* Goal
Please output every line of the material as it stands, without the pictures.

:::

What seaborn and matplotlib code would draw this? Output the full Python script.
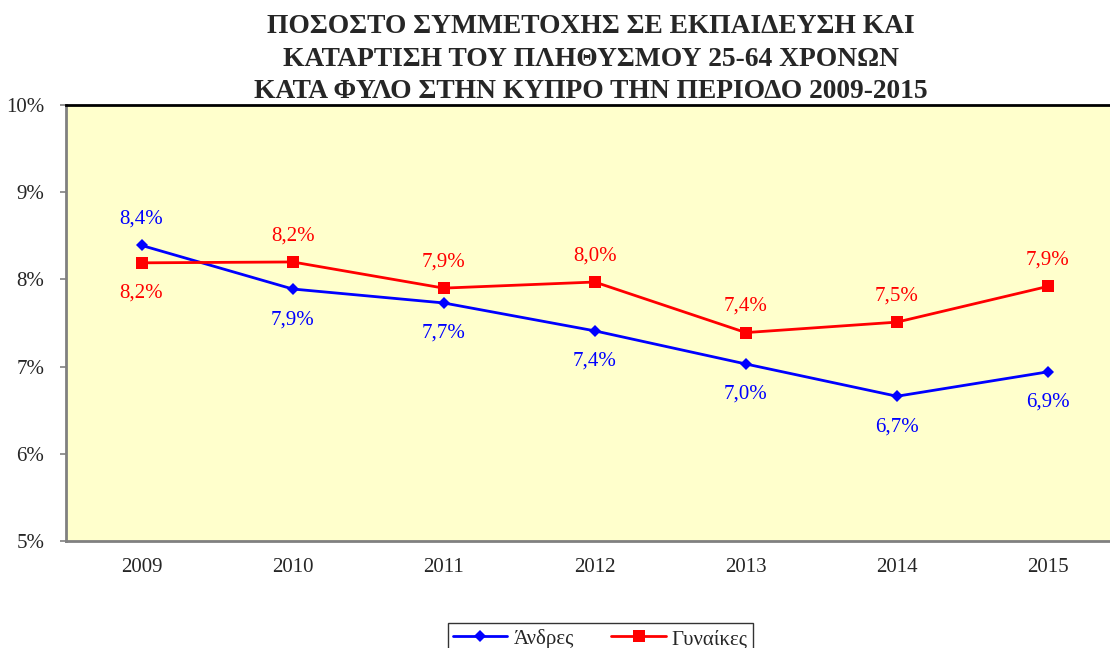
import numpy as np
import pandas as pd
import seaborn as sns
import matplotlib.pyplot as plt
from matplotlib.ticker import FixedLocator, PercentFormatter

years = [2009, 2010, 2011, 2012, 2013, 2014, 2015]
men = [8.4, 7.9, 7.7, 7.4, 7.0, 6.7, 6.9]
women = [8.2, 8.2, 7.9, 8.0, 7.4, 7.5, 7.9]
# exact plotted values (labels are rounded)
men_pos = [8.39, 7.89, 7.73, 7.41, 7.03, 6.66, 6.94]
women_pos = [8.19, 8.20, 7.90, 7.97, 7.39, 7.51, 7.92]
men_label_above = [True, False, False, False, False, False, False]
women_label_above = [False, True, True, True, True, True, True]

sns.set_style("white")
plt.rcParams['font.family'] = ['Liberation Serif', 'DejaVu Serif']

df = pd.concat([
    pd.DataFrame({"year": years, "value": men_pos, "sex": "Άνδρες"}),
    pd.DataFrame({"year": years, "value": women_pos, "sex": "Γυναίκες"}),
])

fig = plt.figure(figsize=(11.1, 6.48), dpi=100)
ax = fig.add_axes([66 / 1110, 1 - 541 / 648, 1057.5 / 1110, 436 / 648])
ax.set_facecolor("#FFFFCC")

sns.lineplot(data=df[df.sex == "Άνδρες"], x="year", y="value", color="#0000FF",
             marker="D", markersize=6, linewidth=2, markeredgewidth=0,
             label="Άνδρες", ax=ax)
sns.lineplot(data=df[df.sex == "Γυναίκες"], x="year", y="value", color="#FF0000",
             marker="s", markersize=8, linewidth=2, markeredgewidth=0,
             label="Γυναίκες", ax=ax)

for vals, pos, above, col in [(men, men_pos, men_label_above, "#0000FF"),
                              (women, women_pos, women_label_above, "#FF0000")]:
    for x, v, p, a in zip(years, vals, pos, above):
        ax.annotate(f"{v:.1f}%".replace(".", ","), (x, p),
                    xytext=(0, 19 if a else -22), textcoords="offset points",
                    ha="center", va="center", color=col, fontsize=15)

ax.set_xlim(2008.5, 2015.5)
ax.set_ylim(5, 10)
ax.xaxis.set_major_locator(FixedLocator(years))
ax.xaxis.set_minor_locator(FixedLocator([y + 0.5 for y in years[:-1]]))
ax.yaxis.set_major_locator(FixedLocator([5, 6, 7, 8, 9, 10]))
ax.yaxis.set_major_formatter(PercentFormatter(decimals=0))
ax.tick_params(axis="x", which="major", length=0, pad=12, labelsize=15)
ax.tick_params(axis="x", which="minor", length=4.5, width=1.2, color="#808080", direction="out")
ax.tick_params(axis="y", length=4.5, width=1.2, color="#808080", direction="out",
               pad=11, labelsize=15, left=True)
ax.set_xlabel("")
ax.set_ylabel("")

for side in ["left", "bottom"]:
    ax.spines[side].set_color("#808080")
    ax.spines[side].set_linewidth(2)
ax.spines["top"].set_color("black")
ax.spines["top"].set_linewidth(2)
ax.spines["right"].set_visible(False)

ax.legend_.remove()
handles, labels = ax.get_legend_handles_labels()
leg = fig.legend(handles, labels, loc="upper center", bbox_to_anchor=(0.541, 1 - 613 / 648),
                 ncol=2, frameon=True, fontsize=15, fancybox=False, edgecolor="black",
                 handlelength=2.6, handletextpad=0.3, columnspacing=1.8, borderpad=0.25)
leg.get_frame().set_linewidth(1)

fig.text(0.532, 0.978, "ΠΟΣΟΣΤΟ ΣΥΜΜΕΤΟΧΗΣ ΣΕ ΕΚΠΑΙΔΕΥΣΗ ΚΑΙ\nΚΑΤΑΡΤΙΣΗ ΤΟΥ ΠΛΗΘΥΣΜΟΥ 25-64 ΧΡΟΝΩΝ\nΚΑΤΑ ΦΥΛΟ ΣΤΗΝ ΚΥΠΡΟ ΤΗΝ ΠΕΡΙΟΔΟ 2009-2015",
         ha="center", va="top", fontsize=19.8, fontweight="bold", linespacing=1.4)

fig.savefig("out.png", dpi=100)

:::

* Correct result
What seaborn and matplotlib code would draw this? Output the full Python script.
import numpy as np
import pandas as pd
import seaborn as sns
import matplotlib.pyplot as plt
from matplotlib.ticker import FixedLocator, PercentFormatter

years = [2009, 2010, 2011, 2012, 2013, 2014, 2015]
men = [8.4, 7.9, 7.7, 7.4, 7.0, 6.7, 6.9]
women = [8.2, 8.2, 7.9, 8.0, 7.4, 7.5, 7.9]
# exact plotted values (labels are rounded)
men_pos = [8.39, 7.89, 7.73, 7.41, 7.03, 6.66, 6.94]
women_pos = [8.19, 8.20, 7.90, 7.97, 7.39, 7.51, 7.92]
men_label_above = [True, False, False, False, False, False, False]
women_label_above = [False, True, True, True, True, True, True]

sns.set_style("white")
plt.rcParams['font.family'] = ['Liberation Serif', 'DejaVu Serif']

df = pd.concat([
    pd.DataFrame({"year": years, "value": men_pos, "sex": "Άνδρες"}),
    pd.DataFrame({"year": years, "value": women_pos, "sex": "Γυναίκες"}),
])

fig = plt.figure(figsize=(11.1, 6.48), dpi=100)
ax = fig.add_axes([66 / 1110, 1 - 541 / 648, 1057.5 / 1110, 436 / 648])
ax.set_facecolor("#FFFFCC")

sns.lineplot(data=df[df.sex == "Άνδρες"], x="year", y="value", color="#0000FF",
             marker="D", markersize=6, linewidth=2, markeredgewidth=0,
             label="Άνδρες", ax=ax)
sns.lineplot(data=df[df.sex == "Γυναίκες"], x="year", y="value", color="#FF0000",
             marker="s", markersize=8, linewidth=2, markeredgewidth=0,
             label="Γυναίκες", ax=ax)

for vals, pos, above, col in [(men, men_pos, men_label_above, "#0000FF"),
                              (women, women_pos, women_label_above, "#FF0000")]:
    for x, v, p, a in zip(years, vals, pos, above):
        ax.annotate(f"{v:.1f}%".replace(".", ","), (x, p),
                    xytext=(0, 19 if a else -22), textcoords="offset points",
                    ha="center", va="center", color=col, fontsize=15)

ax.set_xlim(2008.5, 2015.5)
ax.set_ylim(5, 10)
ax.xaxis.set_major_locator(FixedLocator(years))
ax.xaxis.set_minor_locator(FixedLocator([y + 0.5 for y in years[:-1]]))
ax.yaxis.set_major_locator(FixedLocator([5, 6, 7, 8, 9, 10]))
ax.yaxis.set_major_formatter(PercentFormatter(decimals=0))
ax.tick_params(axis="x", which="major", length=0, pad=12, labelsize=15)
ax.tick_params(axis="x", which="minor", length=4.5, width=1.2, color="#808080", direction="out")
ax.tick_params(axis="y", length=4.5, width=1.2, color="#808080", direction="out",
               pad=11, labelsize=15, left=True)
ax.set_xlabel("")
ax.set_ylabel("")

for side in ["left", "bottom"]:
    ax.spines[side].set_color("#808080")
    ax.spines[side].set_linewidth(2)
ax.spines["top"].set_color("black")
ax.spines["top"].set_linewidth(2)
ax.spines["right"].set_visible(False)

ax.legend_.remove()
handles, labels = ax.get_legend_handles_labels()
leg = fig.legend(handles, labels, loc="upper center", bbox_to_anchor=(0.541, 1 - 613 / 648),
                 ncol=2, frameon=True, fontsize=15, fancybox=False, edgecolor="black",
                 handlelength=2.6, handletextpad=0.3, columnspacing=1.8, borderpad=0.25)
leg.get_frame().set_linewidth(1)

fig.text(0.532, 0.978, "ΠΟΣΟΣΤΟ ΣΥΜΜΕΤΟΧΗΣ ΣΕ ΕΚΠΑΙΔΕΥΣΗ ΚΑΙ\nΚΑΤΑΡΤΙΣΗ ΤΟΥ ΠΛΗΘΥΣΜΟΥ 25-64 ΧΡΟΝΩΝ\nΚΑΤΑ ΦΥΛΟ ΣΤΗΝ ΚΥΠΡΟ ΤΗΝ ΠΕΡΙΟΔΟ 2009-2015",
         ha="center", va="top", fontsize=19.8, fontweight="bold", linespacing=1.4)

fig.savefig("out.png", dpi=100)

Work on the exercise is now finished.